▼

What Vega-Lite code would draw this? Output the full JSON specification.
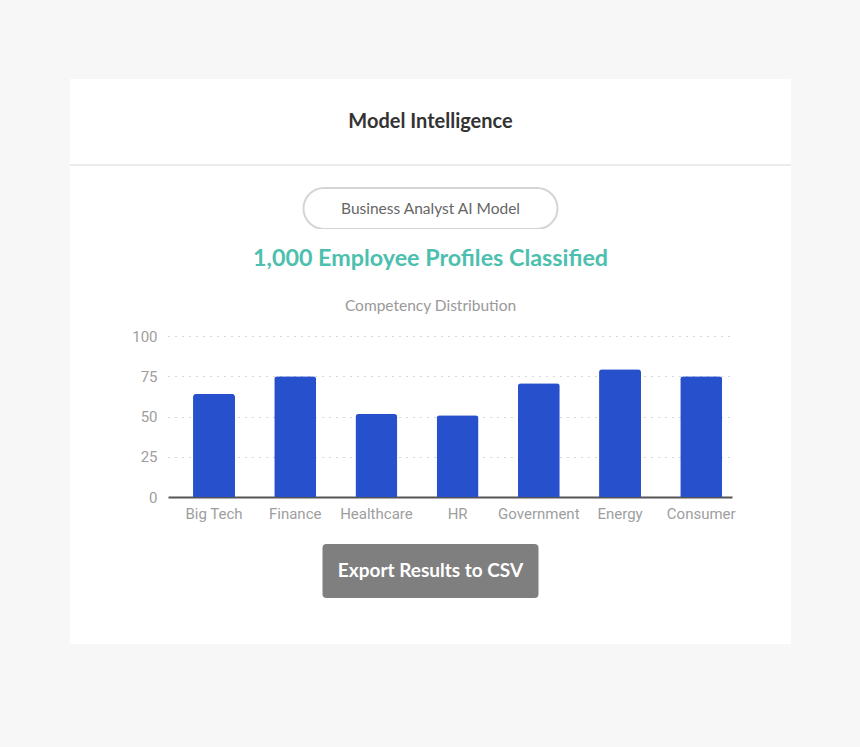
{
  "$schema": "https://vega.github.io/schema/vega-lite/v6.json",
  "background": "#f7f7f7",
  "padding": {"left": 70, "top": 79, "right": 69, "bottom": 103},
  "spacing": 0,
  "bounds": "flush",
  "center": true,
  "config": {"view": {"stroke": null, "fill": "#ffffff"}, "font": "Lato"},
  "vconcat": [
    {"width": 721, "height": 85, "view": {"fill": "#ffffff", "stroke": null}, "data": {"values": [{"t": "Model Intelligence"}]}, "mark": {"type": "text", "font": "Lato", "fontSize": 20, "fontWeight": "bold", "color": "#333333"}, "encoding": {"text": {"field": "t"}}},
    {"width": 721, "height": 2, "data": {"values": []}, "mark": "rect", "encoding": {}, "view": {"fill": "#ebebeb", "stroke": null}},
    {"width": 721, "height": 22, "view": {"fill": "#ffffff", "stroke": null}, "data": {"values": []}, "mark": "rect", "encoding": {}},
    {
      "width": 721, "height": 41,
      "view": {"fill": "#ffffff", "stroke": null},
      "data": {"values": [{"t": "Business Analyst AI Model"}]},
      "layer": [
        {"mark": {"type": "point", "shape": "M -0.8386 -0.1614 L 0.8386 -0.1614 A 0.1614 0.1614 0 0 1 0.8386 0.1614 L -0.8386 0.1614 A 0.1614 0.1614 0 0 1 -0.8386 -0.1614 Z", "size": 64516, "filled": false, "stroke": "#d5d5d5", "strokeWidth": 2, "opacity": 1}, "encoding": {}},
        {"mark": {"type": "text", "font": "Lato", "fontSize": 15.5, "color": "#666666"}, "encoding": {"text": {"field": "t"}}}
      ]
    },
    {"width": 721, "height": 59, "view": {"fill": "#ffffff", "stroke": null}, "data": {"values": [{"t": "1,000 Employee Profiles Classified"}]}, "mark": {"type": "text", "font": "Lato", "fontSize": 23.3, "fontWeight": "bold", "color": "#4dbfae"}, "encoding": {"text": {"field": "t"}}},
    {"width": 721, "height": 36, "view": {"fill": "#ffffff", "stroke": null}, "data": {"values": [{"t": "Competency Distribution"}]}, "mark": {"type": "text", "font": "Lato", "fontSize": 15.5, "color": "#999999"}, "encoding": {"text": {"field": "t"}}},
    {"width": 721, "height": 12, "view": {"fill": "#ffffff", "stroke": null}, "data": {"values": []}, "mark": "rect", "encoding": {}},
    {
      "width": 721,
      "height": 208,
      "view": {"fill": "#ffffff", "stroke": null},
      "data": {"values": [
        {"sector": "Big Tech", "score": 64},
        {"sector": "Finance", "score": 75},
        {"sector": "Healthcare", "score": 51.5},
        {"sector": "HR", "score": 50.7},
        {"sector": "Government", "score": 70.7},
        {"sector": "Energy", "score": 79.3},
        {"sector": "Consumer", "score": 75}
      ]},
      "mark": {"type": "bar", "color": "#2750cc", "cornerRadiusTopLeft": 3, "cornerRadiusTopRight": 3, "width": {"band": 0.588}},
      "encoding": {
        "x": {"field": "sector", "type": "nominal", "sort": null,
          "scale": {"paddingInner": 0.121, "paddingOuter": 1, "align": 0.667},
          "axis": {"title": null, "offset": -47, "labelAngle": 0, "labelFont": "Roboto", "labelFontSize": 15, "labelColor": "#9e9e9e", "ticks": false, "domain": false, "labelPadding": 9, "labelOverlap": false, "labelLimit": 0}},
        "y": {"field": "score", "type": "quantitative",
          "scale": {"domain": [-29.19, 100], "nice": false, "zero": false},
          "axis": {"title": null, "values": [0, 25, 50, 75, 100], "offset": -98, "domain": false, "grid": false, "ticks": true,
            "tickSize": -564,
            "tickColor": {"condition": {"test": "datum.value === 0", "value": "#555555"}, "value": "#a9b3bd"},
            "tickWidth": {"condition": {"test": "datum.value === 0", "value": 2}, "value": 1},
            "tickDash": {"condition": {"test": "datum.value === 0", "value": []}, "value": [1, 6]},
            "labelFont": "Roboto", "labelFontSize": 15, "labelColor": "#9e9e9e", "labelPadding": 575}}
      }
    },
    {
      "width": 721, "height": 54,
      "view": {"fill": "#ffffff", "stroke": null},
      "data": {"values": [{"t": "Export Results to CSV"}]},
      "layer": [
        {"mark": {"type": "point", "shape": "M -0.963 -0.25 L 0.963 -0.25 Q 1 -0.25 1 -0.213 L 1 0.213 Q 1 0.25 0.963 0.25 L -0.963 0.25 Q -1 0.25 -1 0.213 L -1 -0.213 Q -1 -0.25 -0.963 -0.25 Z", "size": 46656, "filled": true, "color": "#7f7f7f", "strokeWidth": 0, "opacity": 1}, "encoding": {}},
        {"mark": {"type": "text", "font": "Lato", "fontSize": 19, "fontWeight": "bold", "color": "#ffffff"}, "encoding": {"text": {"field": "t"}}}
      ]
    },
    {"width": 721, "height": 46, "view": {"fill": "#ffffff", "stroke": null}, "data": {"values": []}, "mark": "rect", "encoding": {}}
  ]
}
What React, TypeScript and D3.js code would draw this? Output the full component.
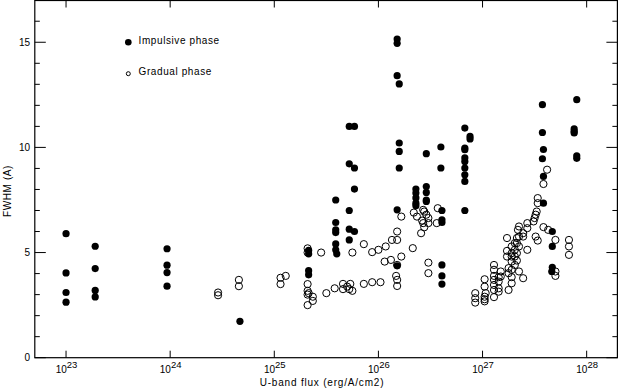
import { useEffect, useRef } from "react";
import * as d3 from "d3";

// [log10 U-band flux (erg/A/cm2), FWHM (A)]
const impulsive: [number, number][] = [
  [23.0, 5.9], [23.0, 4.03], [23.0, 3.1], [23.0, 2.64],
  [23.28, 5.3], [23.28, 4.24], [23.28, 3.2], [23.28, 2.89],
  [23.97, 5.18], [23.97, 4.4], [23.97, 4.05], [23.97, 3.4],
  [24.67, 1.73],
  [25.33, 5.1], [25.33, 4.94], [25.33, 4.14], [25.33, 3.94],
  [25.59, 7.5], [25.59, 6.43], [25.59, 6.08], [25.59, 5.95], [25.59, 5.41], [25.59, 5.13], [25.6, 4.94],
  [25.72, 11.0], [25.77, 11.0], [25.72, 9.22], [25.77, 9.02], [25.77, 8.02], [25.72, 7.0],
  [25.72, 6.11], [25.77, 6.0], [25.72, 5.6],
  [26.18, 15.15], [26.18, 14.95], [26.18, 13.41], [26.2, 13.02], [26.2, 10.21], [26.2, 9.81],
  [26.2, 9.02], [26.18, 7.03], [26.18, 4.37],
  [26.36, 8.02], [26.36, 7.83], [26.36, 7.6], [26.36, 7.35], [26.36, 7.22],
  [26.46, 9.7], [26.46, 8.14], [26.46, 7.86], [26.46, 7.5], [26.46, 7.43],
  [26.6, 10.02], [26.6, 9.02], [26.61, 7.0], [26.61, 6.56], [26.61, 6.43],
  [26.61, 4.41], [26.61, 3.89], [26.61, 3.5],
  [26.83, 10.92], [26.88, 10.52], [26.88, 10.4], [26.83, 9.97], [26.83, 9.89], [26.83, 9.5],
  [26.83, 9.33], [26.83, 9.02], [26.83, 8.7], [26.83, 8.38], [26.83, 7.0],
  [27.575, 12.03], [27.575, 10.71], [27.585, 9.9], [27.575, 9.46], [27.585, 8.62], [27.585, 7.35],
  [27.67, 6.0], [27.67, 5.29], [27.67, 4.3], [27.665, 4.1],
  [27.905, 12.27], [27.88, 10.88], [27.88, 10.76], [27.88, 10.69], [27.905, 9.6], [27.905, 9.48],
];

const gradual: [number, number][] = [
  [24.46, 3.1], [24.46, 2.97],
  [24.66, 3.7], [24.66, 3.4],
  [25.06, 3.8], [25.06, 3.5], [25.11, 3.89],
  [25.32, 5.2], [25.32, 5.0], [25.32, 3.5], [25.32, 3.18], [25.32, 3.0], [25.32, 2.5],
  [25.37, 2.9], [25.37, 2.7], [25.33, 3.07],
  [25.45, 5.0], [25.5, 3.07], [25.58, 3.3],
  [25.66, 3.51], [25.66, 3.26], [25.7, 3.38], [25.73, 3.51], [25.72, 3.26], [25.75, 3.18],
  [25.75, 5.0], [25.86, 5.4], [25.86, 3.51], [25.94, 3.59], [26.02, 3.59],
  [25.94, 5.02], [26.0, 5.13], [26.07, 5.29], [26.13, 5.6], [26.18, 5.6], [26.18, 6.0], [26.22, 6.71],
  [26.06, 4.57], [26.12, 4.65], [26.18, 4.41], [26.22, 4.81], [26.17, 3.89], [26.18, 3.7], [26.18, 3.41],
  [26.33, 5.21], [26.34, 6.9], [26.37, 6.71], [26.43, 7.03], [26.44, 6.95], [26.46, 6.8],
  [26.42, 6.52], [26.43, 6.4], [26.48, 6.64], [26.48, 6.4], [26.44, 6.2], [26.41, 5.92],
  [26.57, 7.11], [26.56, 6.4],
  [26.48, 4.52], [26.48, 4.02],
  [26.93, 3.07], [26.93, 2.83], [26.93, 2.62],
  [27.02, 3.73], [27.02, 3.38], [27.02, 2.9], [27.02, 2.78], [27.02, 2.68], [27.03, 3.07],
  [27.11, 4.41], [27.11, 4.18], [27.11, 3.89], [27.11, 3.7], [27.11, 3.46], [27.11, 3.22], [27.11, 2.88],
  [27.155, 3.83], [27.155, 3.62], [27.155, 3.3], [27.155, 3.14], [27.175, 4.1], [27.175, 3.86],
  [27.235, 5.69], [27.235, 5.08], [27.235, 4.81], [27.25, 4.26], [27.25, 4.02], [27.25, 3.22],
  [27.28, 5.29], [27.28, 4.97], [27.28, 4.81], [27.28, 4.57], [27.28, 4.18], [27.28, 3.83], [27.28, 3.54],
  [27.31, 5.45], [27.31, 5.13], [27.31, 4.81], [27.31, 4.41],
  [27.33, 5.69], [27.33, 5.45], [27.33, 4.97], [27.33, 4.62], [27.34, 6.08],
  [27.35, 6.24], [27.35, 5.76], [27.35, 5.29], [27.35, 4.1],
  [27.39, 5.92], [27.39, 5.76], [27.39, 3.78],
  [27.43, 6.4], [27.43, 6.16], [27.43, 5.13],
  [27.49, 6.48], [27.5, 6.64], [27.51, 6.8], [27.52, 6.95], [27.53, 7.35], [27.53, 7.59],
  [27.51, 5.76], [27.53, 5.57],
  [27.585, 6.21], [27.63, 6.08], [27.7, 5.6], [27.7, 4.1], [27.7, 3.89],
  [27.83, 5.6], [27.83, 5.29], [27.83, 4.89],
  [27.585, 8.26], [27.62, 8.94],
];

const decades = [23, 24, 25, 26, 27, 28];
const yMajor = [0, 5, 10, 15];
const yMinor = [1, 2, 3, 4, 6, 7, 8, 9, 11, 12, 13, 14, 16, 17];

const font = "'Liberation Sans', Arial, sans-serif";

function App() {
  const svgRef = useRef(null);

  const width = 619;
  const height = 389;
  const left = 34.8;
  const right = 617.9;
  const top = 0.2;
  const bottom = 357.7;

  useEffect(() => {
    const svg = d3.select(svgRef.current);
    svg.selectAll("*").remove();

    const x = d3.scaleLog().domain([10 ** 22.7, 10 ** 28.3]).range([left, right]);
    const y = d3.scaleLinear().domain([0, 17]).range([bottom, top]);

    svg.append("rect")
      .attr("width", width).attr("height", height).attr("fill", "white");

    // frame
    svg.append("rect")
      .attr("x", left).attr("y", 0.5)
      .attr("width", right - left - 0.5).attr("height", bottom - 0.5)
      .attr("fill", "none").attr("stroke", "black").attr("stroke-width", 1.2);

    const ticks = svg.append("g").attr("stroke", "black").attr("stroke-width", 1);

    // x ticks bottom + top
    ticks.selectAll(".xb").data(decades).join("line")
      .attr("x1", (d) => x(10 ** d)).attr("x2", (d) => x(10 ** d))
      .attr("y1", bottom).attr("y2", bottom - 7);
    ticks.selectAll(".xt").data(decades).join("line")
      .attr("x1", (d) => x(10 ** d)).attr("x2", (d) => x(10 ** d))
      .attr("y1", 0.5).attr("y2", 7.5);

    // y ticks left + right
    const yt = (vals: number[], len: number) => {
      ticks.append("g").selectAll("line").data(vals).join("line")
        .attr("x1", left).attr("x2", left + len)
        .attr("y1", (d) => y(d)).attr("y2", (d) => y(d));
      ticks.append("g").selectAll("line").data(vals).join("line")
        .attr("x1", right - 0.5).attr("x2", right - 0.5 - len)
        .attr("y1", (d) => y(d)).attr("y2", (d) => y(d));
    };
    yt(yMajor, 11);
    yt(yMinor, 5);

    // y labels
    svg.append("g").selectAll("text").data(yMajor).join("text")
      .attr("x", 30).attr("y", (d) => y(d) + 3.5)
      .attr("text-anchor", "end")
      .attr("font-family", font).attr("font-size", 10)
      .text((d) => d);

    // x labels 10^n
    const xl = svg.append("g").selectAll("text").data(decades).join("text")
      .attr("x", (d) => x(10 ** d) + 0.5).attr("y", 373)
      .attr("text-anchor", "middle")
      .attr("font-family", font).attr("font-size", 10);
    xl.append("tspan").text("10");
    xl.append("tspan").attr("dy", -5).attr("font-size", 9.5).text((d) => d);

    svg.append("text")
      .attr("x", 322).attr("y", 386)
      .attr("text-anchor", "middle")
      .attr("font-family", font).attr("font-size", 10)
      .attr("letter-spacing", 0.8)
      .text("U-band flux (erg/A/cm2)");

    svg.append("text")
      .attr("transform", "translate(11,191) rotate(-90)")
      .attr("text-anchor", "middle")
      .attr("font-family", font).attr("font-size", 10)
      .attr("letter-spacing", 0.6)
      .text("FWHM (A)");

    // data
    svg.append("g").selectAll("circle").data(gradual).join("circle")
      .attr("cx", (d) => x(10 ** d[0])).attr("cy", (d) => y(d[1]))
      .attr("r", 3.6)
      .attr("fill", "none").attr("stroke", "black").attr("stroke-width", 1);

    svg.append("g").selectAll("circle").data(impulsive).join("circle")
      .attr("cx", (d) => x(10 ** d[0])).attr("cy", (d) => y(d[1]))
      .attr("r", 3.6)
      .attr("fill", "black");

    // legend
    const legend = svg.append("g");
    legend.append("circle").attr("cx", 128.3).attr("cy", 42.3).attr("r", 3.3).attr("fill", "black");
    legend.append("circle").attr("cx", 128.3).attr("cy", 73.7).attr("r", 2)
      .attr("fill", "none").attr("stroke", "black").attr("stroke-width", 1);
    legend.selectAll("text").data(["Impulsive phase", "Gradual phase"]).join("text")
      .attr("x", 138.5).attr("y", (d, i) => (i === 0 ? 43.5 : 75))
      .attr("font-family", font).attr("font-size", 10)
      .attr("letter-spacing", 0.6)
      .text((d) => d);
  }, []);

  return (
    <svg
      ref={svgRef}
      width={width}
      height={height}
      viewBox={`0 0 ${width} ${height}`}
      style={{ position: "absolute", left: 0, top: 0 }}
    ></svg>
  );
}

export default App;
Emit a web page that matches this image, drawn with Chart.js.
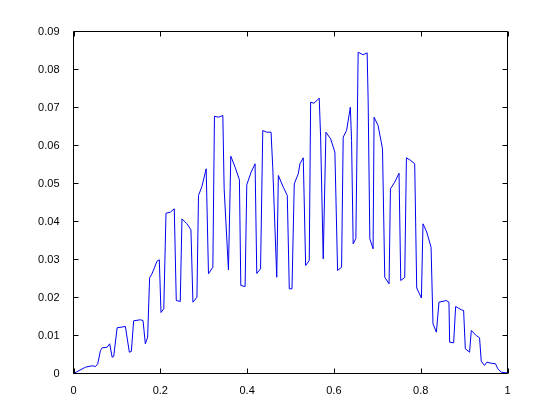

▲

**TASK OBJECTIVE:**
Which lines include "code"? Copy each of them out.

**RESULT:**
What Vega-Lite code would draw this? Output the full JSON specification.
What React, TypeScript and D3.js code would draw this? Output the full component.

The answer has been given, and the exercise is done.